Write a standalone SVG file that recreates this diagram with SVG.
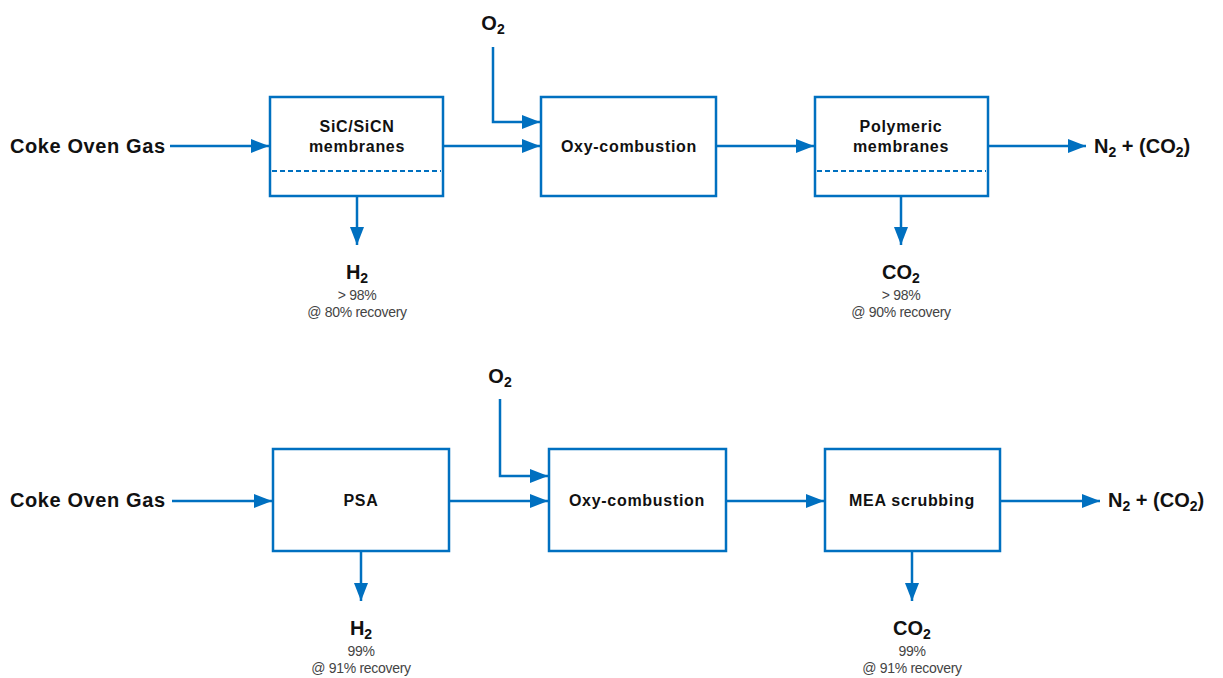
<svg xmlns="http://www.w3.org/2000/svg" width="1223" height="678" viewBox="0 0 1223 678">
<style>
.box{fill:#fff;stroke:#0070C0;stroke-width:2.5}
.ln{fill:none;stroke:#0070C0;stroke-width:2.5}
.dash{stroke:#0070C0;stroke-width:2;stroke-dasharray:5 3}
.big{font-family:"Liberation Sans",Arial,sans-serif;font-weight:bold;font-size:20px;fill:#111}
.feed{letter-spacing:0.6px}
.lbl{font-family:"Liberation Sans",Arial,sans-serif;font-weight:bold;font-size:16px;fill:#111;text-anchor:middle;letter-spacing:0.7px}
.sm{font-family:"Liberation Sans",Arial,sans-serif;font-size:14px;fill:#444;text-anchor:middle;letter-spacing:-0.3px}
.sub{font-size:14px}
</style>
<defs>
<marker id="ah" viewBox="0 0 18 14" refX="18" refY="7" markerWidth="18" markerHeight="14" markerUnits="userSpaceOnUse" orient="auto">
<path d="M0,0 L18,7 L0,14 z" fill="#0070C0"/>
</marker>
</defs>
<g id="connectors">
<line class="ln" x1="170" y1="146" x2="269" y2="146" marker-end="url(#ah)"/>
<line class="ln" x1="443" y1="146" x2="540" y2="146" marker-end="url(#ah)"/>
<polyline class="ln" points="493,47 493,122 540,122" marker-end="url(#ah)"/>
<line class="ln" x1="716" y1="146" x2="814" y2="146" marker-end="url(#ah)"/>
<line class="ln" x1="988" y1="146" x2="1086" y2="146" marker-end="url(#ah)"/>
<line class="ln" x1="357" y1="196" x2="357" y2="245" marker-end="url(#ah)"/>
<line class="ln" x1="901" y1="196" x2="901" y2="245" marker-end="url(#ah)"/>
<line class="ln" x1="172" y1="501" x2="272" y2="501" marker-end="url(#ah)"/>
<line class="ln" x1="449" y1="501" x2="548" y2="501" marker-end="url(#ah)"/>
<polyline class="ln" points="500,399 500,476 548,476" marker-end="url(#ah)"/>
<line class="ln" x1="726" y1="501" x2="824" y2="501" marker-end="url(#ah)"/>
<line class="ln" x1="1000" y1="501" x2="1100" y2="501" marker-end="url(#ah)"/>
<line class="ln" x1="361" y1="551" x2="361" y2="601" marker-end="url(#ah)"/>
<line class="ln" x1="912" y1="551" x2="912" y2="601" marker-end="url(#ah)"/>
</g>
<g id="feed-top"><text class="big feed" x="10" y="153">Coke Oven Gas</text></g>
<g id="o2-top"><text class="big" x="493" y="30" text-anchor="middle">O<tspan class="sub" dy="4">2</tspan></text></g>
<g id="sic-membranes">
<rect class="box" x="270" y="97" width="173" height="99"/>
<line class="dash" x1="272" y1="171" x2="441" y2="171"/>
<text class="lbl" x="357" y="132">SiC/SiCN</text>
<text class="lbl" x="357" y="152">membranes</text>
</g>
<g id="oxy-top">
<rect class="box" x="541" y="97" width="175" height="99"/>
<text class="lbl" x="629" y="152">Oxy-combustion</text>
</g>
<g id="polymeric-membranes">
<rect class="box" x="815" y="97" width="173" height="99"/>
<line class="dash" x1="817" y1="171" x2="986" y2="171"/>
<text class="lbl" x="901" y="132">Polymeric</text>
<text class="lbl" x="901" y="152">membranes</text>
</g>
<g id="out-top"><text class="big" x="1094" y="153">N<tspan class="sub" dy="4">2</tspan><tspan dy="-4"> + (CO</tspan><tspan class="sub" dy="4">2</tspan><tspan dy="-4">)</tspan></text></g>
<g id="h2-top">
<text class="big" x="357" y="279" text-anchor="middle">H<tspan class="sub" dy="4">2</tspan></text>
<text class="sm" x="357" y="300">&gt; 98%</text>
<text class="sm" x="357" y="317">@ 80% recovery</text>
</g>
<g id="co2-top">
<text class="big" x="901" y="279" text-anchor="middle">CO<tspan class="sub" dy="4">2</tspan></text>
<text class="sm" x="901" y="300">&gt; 98%</text>
<text class="sm" x="901" y="317">@ 90% recovery</text>
</g>
<g id="feed-bottom"><text class="big feed" x="10" y="507">Coke Oven Gas</text></g>
<g id="o2-bottom"><text class="big" x="500" y="383" text-anchor="middle">O<tspan class="sub" dy="4">2</tspan></text></g>
<g id="psa">
<rect class="box" x="273" y="449" width="176" height="102"/>
<text class="lbl" x="361" y="506">PSA</text>
</g>
<g id="oxy-bottom">
<rect class="box" x="549" y="449" width="177" height="102"/>
<text class="lbl" x="637" y="506">Oxy-combustion</text>
</g>
<g id="mea-scrubbing">
<rect class="box" x="825" y="449" width="175" height="102"/>
<text class="lbl" x="912" y="506">MEA scrubbing</text>
</g>
<g id="out-bottom"><text class="big" x="1108" y="507">N<tspan class="sub" dy="4">2</tspan><tspan dy="-4"> + (CO</tspan><tspan class="sub" dy="4">2</tspan><tspan dy="-4">)</tspan></text></g>
<g id="h2-bottom">
<text class="big" x="361" y="635" text-anchor="middle">H<tspan class="sub" dy="4">2</tspan></text>
<text class="sm" x="361" y="656">99%</text>
<text class="sm" x="361" y="673">@ 91% recovery</text>
</g>
<g id="co2-bottom">
<text class="big" x="912" y="635" text-anchor="middle">CO<tspan class="sub" dy="4">2</tspan></text>
<text class="sm" x="912" y="656">99%</text>
<text class="sm" x="912" y="673">@ 91% recovery</text>
</g>
</svg>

····················

* [YOUR GOAL] Repeat the material above word for word and skip every image in it.

* [TASK OUTPUT]
Write a standalone SVG file that recreates this diagram with SVG.
<svg xmlns="http://www.w3.org/2000/svg" width="1223" height="678" viewBox="0 0 1223 678">
<style>
.box{fill:#fff;stroke:#0070C0;stroke-width:2.5}
.ln{fill:none;stroke:#0070C0;stroke-width:2.5}
.dash{stroke:#0070C0;stroke-width:2;stroke-dasharray:5 3}
.big{font-family:"Liberation Sans",Arial,sans-serif;font-weight:bold;font-size:20px;fill:#111}
.feed{letter-spacing:0.6px}
.lbl{font-family:"Liberation Sans",Arial,sans-serif;font-weight:bold;font-size:16px;fill:#111;text-anchor:middle;letter-spacing:0.7px}
.sm{font-family:"Liberation Sans",Arial,sans-serif;font-size:14px;fill:#444;text-anchor:middle;letter-spacing:-0.3px}
.sub{font-size:14px}
</style>
<defs>
<marker id="ah" viewBox="0 0 18 14" refX="18" refY="7" markerWidth="18" markerHeight="14" markerUnits="userSpaceOnUse" orient="auto">
<path d="M0,0 L18,7 L0,14 z" fill="#0070C0"/>
</marker>
</defs>
<g id="connectors">
<line class="ln" x1="170" y1="146" x2="269" y2="146" marker-end="url(#ah)"/>
<line class="ln" x1="443" y1="146" x2="540" y2="146" marker-end="url(#ah)"/>
<polyline class="ln" points="493,47 493,122 540,122" marker-end="url(#ah)"/>
<line class="ln" x1="716" y1="146" x2="814" y2="146" marker-end="url(#ah)"/>
<line class="ln" x1="988" y1="146" x2="1086" y2="146" marker-end="url(#ah)"/>
<line class="ln" x1="357" y1="196" x2="357" y2="245" marker-end="url(#ah)"/>
<line class="ln" x1="901" y1="196" x2="901" y2="245" marker-end="url(#ah)"/>
<line class="ln" x1="172" y1="501" x2="272" y2="501" marker-end="url(#ah)"/>
<line class="ln" x1="449" y1="501" x2="548" y2="501" marker-end="url(#ah)"/>
<polyline class="ln" points="500,399 500,476 548,476" marker-end="url(#ah)"/>
<line class="ln" x1="726" y1="501" x2="824" y2="501" marker-end="url(#ah)"/>
<line class="ln" x1="1000" y1="501" x2="1100" y2="501" marker-end="url(#ah)"/>
<line class="ln" x1="361" y1="551" x2="361" y2="601" marker-end="url(#ah)"/>
<line class="ln" x1="912" y1="551" x2="912" y2="601" marker-end="url(#ah)"/>
</g>
<g id="feed-top"><text class="big feed" x="10" y="153">Coke Oven Gas</text></g>
<g id="o2-top"><text class="big" x="493" y="30" text-anchor="middle">O<tspan class="sub" dy="4">2</tspan></text></g>
<g id="sic-membranes">
<rect class="box" x="270" y="97" width="173" height="99"/>
<line class="dash" x1="272" y1="171" x2="441" y2="171"/>
<text class="lbl" x="357" y="132">SiC/SiCN</text>
<text class="lbl" x="357" y="152">membranes</text>
</g>
<g id="oxy-top">
<rect class="box" x="541" y="97" width="175" height="99"/>
<text class="lbl" x="629" y="152">Oxy-combustion</text>
</g>
<g id="polymeric-membranes">
<rect class="box" x="815" y="97" width="173" height="99"/>
<line class="dash" x1="817" y1="171" x2="986" y2="171"/>
<text class="lbl" x="901" y="132">Polymeric</text>
<text class="lbl" x="901" y="152">membranes</text>
</g>
<g id="out-top"><text class="big" x="1094" y="153">N<tspan class="sub" dy="4">2</tspan><tspan dy="-4"> + (CO</tspan><tspan class="sub" dy="4">2</tspan><tspan dy="-4">)</tspan></text></g>
<g id="h2-top">
<text class="big" x="357" y="279" text-anchor="middle">H<tspan class="sub" dy="4">2</tspan></text>
<text class="sm" x="357" y="300">&gt; 98%</text>
<text class="sm" x="357" y="317">@ 80% recovery</text>
</g>
<g id="co2-top">
<text class="big" x="901" y="279" text-anchor="middle">CO<tspan class="sub" dy="4">2</tspan></text>
<text class="sm" x="901" y="300">&gt; 98%</text>
<text class="sm" x="901" y="317">@ 90% recovery</text>
</g>
<g id="feed-bottom"><text class="big feed" x="10" y="507">Coke Oven Gas</text></g>
<g id="o2-bottom"><text class="big" x="500" y="383" text-anchor="middle">O<tspan class="sub" dy="4">2</tspan></text></g>
<g id="psa">
<rect class="box" x="273" y="449" width="176" height="102"/>
<text class="lbl" x="361" y="506">PSA</text>
</g>
<g id="oxy-bottom">
<rect class="box" x="549" y="449" width="177" height="102"/>
<text class="lbl" x="637" y="506">Oxy-combustion</text>
</g>
<g id="mea-scrubbing">
<rect class="box" x="825" y="449" width="175" height="102"/>
<text class="lbl" x="912" y="506">MEA scrubbing</text>
</g>
<g id="out-bottom"><text class="big" x="1108" y="507">N<tspan class="sub" dy="4">2</tspan><tspan dy="-4"> + (CO</tspan><tspan class="sub" dy="4">2</tspan><tspan dy="-4">)</tspan></text></g>
<g id="h2-bottom">
<text class="big" x="361" y="635" text-anchor="middle">H<tspan class="sub" dy="4">2</tspan></text>
<text class="sm" x="361" y="656">99%</text>
<text class="sm" x="361" y="673">@ 91% recovery</text>
</g>
<g id="co2-bottom">
<text class="big" x="912" y="635" text-anchor="middle">CO<tspan class="sub" dy="4">2</tspan></text>
<text class="sm" x="912" y="656">99%</text>
<text class="sm" x="912" y="673">@ 91% recovery</text>
</g>
</svg>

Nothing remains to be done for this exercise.